Psikolog İvan Pavlov'un "Eğitim ve öğretim öngörüsüne" göre birey; aile, çevre, eğitim, işalanı ve sosyal ilişiklerinde öğrendikleri ve yaşadıkları ile şekillenerek şartlanır.
Davranışlarımız, sözü edilen faktörlerden öğrendiklerimizle şekillenir. Zamanla öğrendiklerimiz bizi çepeçevre kuşatarak ezberlerimiz haline gelir. Ezber, insanı bağımsız ve doğru düşünceden alıkoyar.

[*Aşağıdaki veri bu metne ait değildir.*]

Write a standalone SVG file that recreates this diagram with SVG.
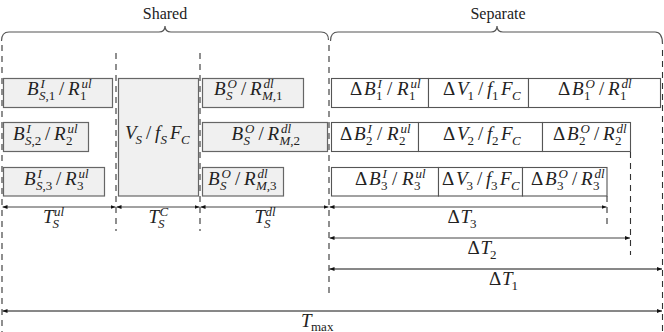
<svg xmlns="http://www.w3.org/2000/svg" width="664" height="332" viewBox="0 0 664 332">
<style>
.m{font-family:"Liberation Serif","Times New Roman",serif;font-style:italic;font-size:19px;fill:#222}
.s{font-size:13px}
.u{font-style:normal}
.t{font-family:"Liberation Serif","Times New Roman",serif;font-size:16px;fill:#222}
.sh{fill:#f0f0f0;stroke:#666;stroke-width:1.2}
.sp{fill:#fff;stroke:#555;stroke-width:1.1}
.dash{stroke:#333;stroke-width:1.1;stroke-dasharray:6 5;fill:none}
.br{fill:none;stroke:#555;stroke-width:1.2}
.dim{stroke:#444;stroke-width:1;marker-start:url(#ah);marker-end:url(#ah)}
.dk{stroke:#111}
</style>
<defs>
<marker id="ah" viewBox="0 0 5 4" refX="5" refY="2" markerWidth="5" markerHeight="4" markerUnits="userSpaceOnUse" orient="auto-start-reverse">
<path d="M0,0 L5,2 L0,4 z" fill="#111"/>
</marker>
</defs>

<g id="braces">
<path class="br" d="M1.5,41 Q1.5,32 9,32 L159,32 Q165,32 165,26 Q165,32 171,32 L321,32 Q328.5,32 328.5,40"/>
<text class="t" x="165" y="19" text-anchor="middle">Shared</text>
<path class="br" d="M330.5,41 Q330.5,32 338,32 L491,32 Q497,32 497,26 Q497,32 503,32 L655,32 Q662.5,32 662.5,44"/>
<text class="t" x="498" y="19" text-anchor="middle">Separate</text>
</g>

<g id="guides">
<line class="dash" x1="2" y1="45" x2="2" y2="332"/>
<line class="dash" x1="116" y1="53" x2="116" y2="231"/>
<line class="dash" x1="200" y1="53" x2="200" y2="231"/>
<line class="dash" x1="329" y1="45" x2="329" y2="298"/>
<line class="dash" x1="662.5" y1="50" x2="662.5" y2="332"/>
<line class="dash" x1="607" y1="196" x2="607" y2="226"/>
<line class="dash" x1="630.5" y1="152" x2="630.5" y2="255"/>
</g>

<g id="s-ul-1"><rect class="sh" x="3.5" y="78.5" width="109" height="29"/>
<text class="m" y="95"><tspan x="27">B</tspan><tspan class="s" x="40.5" y="88">I</tspan><tspan class="s" x="39" y="99.5">S<tspan class="u">,1</tspan></tspan><tspan class="u" x="59" y="95">/</tspan><tspan x="68" y="95">R</tspan><tspan class="s" x="81.5" y="88">ul</tspan><tspan class="s u" x="80" y="99.5">1</tspan></text></g>
<g id="s-ul-2"><rect class="sh" x="3.5" y="122.5" width="85" height="29"/>
<text class="m" y="140"><tspan x="13">B</tspan><tspan class="s" x="26.5" y="133">I</tspan><tspan class="s" x="25" y="144.5">S<tspan class="u">,2</tspan></tspan><tspan class="u" x="45" y="140">/</tspan><tspan x="54" y="140">R</tspan><tspan class="s" x="67.5" y="133">ul</tspan><tspan class="s u" x="66" y="144.5">2</tspan></text></g>
<g id="s-ul-3"><rect class="sh" x="3.5" y="167.5" width="101" height="28.5"/>
<text class="m" y="185"><tspan x="24">B</tspan><tspan class="s" x="37.5" y="178">I</tspan><tspan class="s" x="36" y="189.5">S<tspan class="u">,3</tspan></tspan><tspan class="u" x="56" y="185">/</tspan><tspan x="65" y="185">R</tspan><tspan class="s" x="78.5" y="178">ul</tspan><tspan class="s u" x="77" y="189.5">3</tspan></text></g>

<g id="s-comp"><rect class="sh" x="118.5" y="78.5" width="80" height="117.5"/>
<text class="m" y="139"><tspan x="125">V</tspan><tspan class="s" x="135.5" y="143.5">S</tspan><tspan class="u" x="146" y="139">/</tspan><tspan x="155" y="139">f</tspan><tspan class="s" x="160.5" y="143.5">S</tspan><tspan x="170" y="139">F</tspan><tspan class="s" x="181" y="143.5">C</tspan></text></g>

<g id="s-dl-1"><rect class="sh" x="202.5" y="78.5" width="101" height="29"/>
<text class="m" y="95"><tspan x="214">B</tspan><tspan class="s" x="227.5" y="88">O</tspan><tspan class="s" x="226" y="99.5">S</tspan><tspan class="u" x="241" y="95">/</tspan><tspan x="250" y="95">R</tspan><tspan class="s" x="263.5" y="88">dl</tspan><tspan class="s" x="262" y="99.5">M<tspan class="u">,1</tspan></tspan></text></g>
<g id="s-dl-2"><rect class="sh" x="202.5" y="122.5" width="125" height="29"/>
<text class="m" y="140"><tspan x="231.5">B</tspan><tspan class="s" x="245" y="133">O</tspan><tspan class="s" x="243.5" y="144.5">S</tspan><tspan class="u" x="258.5" y="140">/</tspan><tspan x="267.5" y="140">R</tspan><tspan class="s" x="281" y="133">dl</tspan><tspan class="s" x="279.5" y="144.5">M<tspan class="u">,2</tspan></tspan></text></g>
<g id="s-dl-3"><rect class="sh" x="202.5" y="167.5" width="81" height="28.5"/>
<text class="m" y="185"><tspan x="208">B</tspan><tspan class="s" x="221.5" y="178">O</tspan><tspan class="s" x="220" y="189.5">S</tspan><tspan class="u" x="235" y="185">/</tspan><tspan x="244" y="185">R</tspan><tspan class="s" x="257.5" y="178">dl</tspan><tspan class="s" x="256" y="189.5">M<tspan class="u">,3</tspan></tspan></text></g>

<g id="u-ul-1"><rect class="sp" x="331.5" y="78.5" width="97" height="29"/>
<text class="m" y="95"><tspan class="u" x="350">Δ</tspan><tspan x="364">B</tspan><tspan class="s" x="377.5" y="88">I</tspan><tspan class="s u" x="376" y="99.5">1</tspan><tspan class="u" x="387" y="95">/</tspan><tspan x="397" y="95">R</tspan><tspan class="s" x="410.5" y="88">ul</tspan><tspan class="s u" x="409" y="99.5">1</tspan></text></g>
<g id="u-comp-1"><rect class="sp" x="428.5" y="78.5" width="100" height="29"/>
<text class="m" y="95"><tspan class="u" x="443">Δ</tspan><tspan x="457">V</tspan><tspan class="s u" x="467.5" y="99.5">1</tspan><tspan class="u" x="478" y="95">/</tspan><tspan x="487" y="95">f</tspan><tspan class="s u" x="492" y="99.5">1</tspan><tspan x="501" y="95">F</tspan><tspan class="s" x="512" y="99.5">C</tspan></text></g>
<g id="u-dl-1"><rect class="sp" x="528.5" y="78.5" width="132" height="29"/>
<text class="m" y="95"><tspan class="u" x="558">Δ</tspan><tspan x="572">B</tspan><tspan class="s" x="585.5" y="88">O</tspan><tspan class="s u" x="584" y="99.5">1</tspan><tspan class="u" x="599" y="95">/</tspan><tspan x="608" y="95">R</tspan><tspan class="s" x="621.5" y="88">dl</tspan><tspan class="s u" x="620" y="99.5">1</tspan></text></g>

<g id="u-ul-2"><rect class="sp" x="331.5" y="122.5" width="87" height="29"/>
<text class="m" y="140"><tspan class="u" x="340">Δ</tspan><tspan x="354">B</tspan><tspan class="s" x="367.5" y="133">I</tspan><tspan class="s u" x="366" y="144.5">2</tspan><tspan class="u" x="377" y="140">/</tspan><tspan x="387" y="140">R</tspan><tspan class="s" x="400.5" y="133">ul</tspan><tspan class="s u" x="399" y="144.5">2</tspan></text></g>
<g id="u-comp-2"><rect class="sp" x="418.5" y="122.5" width="124" height="29"/>
<text class="m" y="140"><tspan class="u" x="443">Δ</tspan><tspan x="457">V</tspan><tspan class="s u" x="467.5" y="144.5">2</tspan><tspan class="u" x="478" y="140">/</tspan><tspan x="487" y="140">f</tspan><tspan class="s u" x="492" y="144.5">2</tspan><tspan x="501" y="140">F</tspan><tspan class="s" x="512" y="144.5">C</tspan></text></g>
<g id="u-dl-2"><rect class="sp" x="542.5" y="122.5" width="88" height="29"/>
<text class="m" y="140"><tspan class="u" x="553">Δ</tspan><tspan x="567">B</tspan><tspan class="s" x="580.5" y="133">O</tspan><tspan class="s u" x="579" y="144.5">2</tspan><tspan class="u" x="594" y="140">/</tspan><tspan x="603" y="140">R</tspan><tspan class="s" x="616.5" y="133">dl</tspan><tspan class="s u" x="615" y="144.5">2</tspan></text></g>

<g id="u-ul-3"><rect class="sp" x="331.5" y="167.5" width="107" height="28.5"/>
<text class="m" y="185"><tspan class="u" x="355">Δ</tspan><tspan x="369">B</tspan><tspan class="s" x="382.5" y="178">I</tspan><tspan class="s u" x="381" y="189.5">3</tspan><tspan class="u" x="392" y="185">/</tspan><tspan x="402" y="185">R</tspan><tspan class="s" x="415.5" y="178">ul</tspan><tspan class="s u" x="414" y="189.5">3</tspan></text></g>
<g id="u-comp-3"><rect class="sp" x="438.5" y="167.5" width="84" height="28.5"/>
<text class="m" y="185"><tspan class="u" x="442">Δ</tspan><tspan x="456">V</tspan><tspan class="s u" x="466.5" y="189.5">3</tspan><tspan class="u" x="477" y="185">/</tspan><tspan x="486" y="185">f</tspan><tspan class="s u" x="491" y="189.5">3</tspan><tspan x="500" y="185">F</tspan><tspan class="s" x="511" y="189.5">C</tspan></text></g>
<g id="u-dl-3"><rect class="sp" x="522.5" y="167.5" width="84.5" height="28.5"/>
<text class="m" y="185"><tspan class="u" x="531">Δ</tspan><tspan x="545">B</tspan><tspan class="s" x="558.5" y="178">O</tspan><tspan class="s u" x="557" y="189.5">3</tspan><tspan class="u" x="572" y="185">/</tspan><tspan x="581" y="185">R</tspan><tspan class="s" x="594.5" y="178">dl</tspan><tspan class="s u" x="593" y="189.5">3</tspan></text></g>

<g id="connectors">
<line class="dim" x1="2.5" y1="207" x2="115.5" y2="207"/>
<line class="dim" x1="116.5" y1="207" x2="199.5" y2="207"/>
<line class="dim" x1="200.5" y1="207" x2="328.5" y2="207"/>
<line class="dim" x1="329.5" y1="207" x2="606.5" y2="207"/>
<line class="dim" x1="329.5" y1="238" x2="630" y2="238"/>
<line class="dim dk" x1="329.5" y1="269" x2="662" y2="269"/>
<line class="dim dk" x1="2.5" y1="311" x2="662" y2="311"/>
</g>

<g id="dim-labels">
<text class="m" y="223"><tspan x="43">T</tspan><tspan class="s" x="54" y="216">ul</tspan><tspan class="s" x="52.5" y="227.5">S</tspan></text>
<text class="m" y="223"><tspan x="148.5">T</tspan><tspan class="s" x="159.5" y="216">C</tspan><tspan class="s" x="158" y="227.5">S</tspan></text>
<text class="m" y="223"><tspan x="254.5">T</tspan><tspan class="s" x="265.5" y="216">dl</tspan><tspan class="s" x="264" y="227.5">S</tspan></text>
<text class="m" y="223"><tspan class="u" x="447.5">Δ</tspan><tspan x="460.5">T</tspan><tspan class="s u" x="470" y="227.5">3</tspan></text>
<text class="m" y="254"><tspan class="u" x="467.5">Δ</tspan><tspan x="480.5">T</tspan><tspan class="s u" x="490" y="258.5">2</tspan></text>
<text class="m" y="285"><tspan class="u" x="489">Δ</tspan><tspan x="502">T</tspan><tspan class="s u" x="511.5" y="289.5">1</tspan></text>
<text class="m" y="327"><tspan x="301">T</tspan><tspan class="s u" x="311" y="330.5">max</tspan></text>
</g>
</svg>
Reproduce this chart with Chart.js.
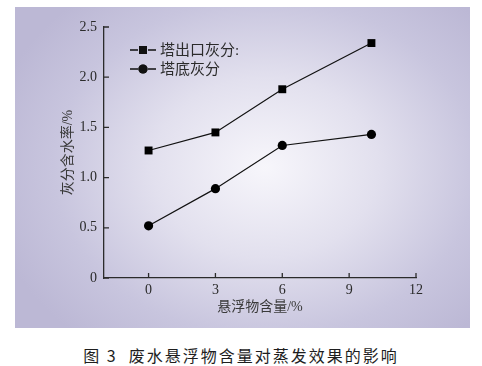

Genel olarak olayların neden ve sonuçlarını iki yoldan muhakeme ederiz.
Birincisi ve en çok kullanılanı; sosyal olayları, muhakeme yeteneğimizi üst düzeyde kullanmak yerine öğrendiklerimizle yetinerek ve önceden ezberimizi oluşturan görüşlerimiz doğrultusunda doğru veya yanlış olduğuna bakmaksızın yorumlayarak yargıda bulunmaktır.
Bu tür insanlar olasallıkları düşünmeden sonuna kadar direnir ve karşı görüştekini alt edilmesi gereken bir varlık olarak görür. Kişisel gelişim piramidinde buna tortu seviyesi denir. Toplum ise sabit fikirli olarak tanımlar. Kör dövüş şeklinde olan bu yargının sonucunda, sürekli çatışma ve artan oranda uyuşmazlık ile ayrışma oluşur.
Bu davranış sonucu iki taraf da kaybeder. Ben buna başkasının veya toplumun kaderine tahakküm yolu ile hükmetmek diyorum.
İkincisi ise olayları diyalektik bakış açısı ile değerlendirmek ve bir yargıya varmaktır. Bilindiği üzere diyalektik; karşılaşılan sonuç ile ilgili her türlü algılamayı sentez ve analizden geçirerek neden ve sonuç ilişkisi ile ifade eder.
Körü körüne inanç ve yargı yerine, olayların neden ve sonuçlarını sentez ve analiz ederek akılcı ve evrensel bir sonuca varabiliriz. Böylece her sonucun bir nedeni olduğunu bileceğimizden, sonuca değil nedene odaklanırız. Kısacası ezberci değil, sorgulayıcı olmak.
Bütün mürşit ve filozoflar ezberci değil, sorgulayıcıdır. Bilim ve yaratılıştan tarafımıza verilen duyu organları, beyin, kalp ve vicdan da bunu öngörmektedir. Duyu organlarını kullanamayan bir birey kendi yaradılışı ile çelişir. Bu ise acıklı bir durumdur.
Bize çok güzel nimetler verilmiştir. Yaratılış gereği de çok renklilik ve çeşitlilik ile varız. Bunu duyularımızı kullanarak iyi anladığımız ve anlayanların oranının % 50'inin üzerine çıktığı gün çağdaş uygarlık seviyesini yakalamış oluruz.
Bunu anlayan ve hayata geçiren topluluklar tarihte olduğu gibi büyümüş güçlü olmuşlardır. Evimizde, işyerimizde, yaşadığımız coğrafya ve ülkede; özgürlüğü, eşitliği, sosyal paylaşımı ve toplumsal dayanışmayı başarmak zorundayız.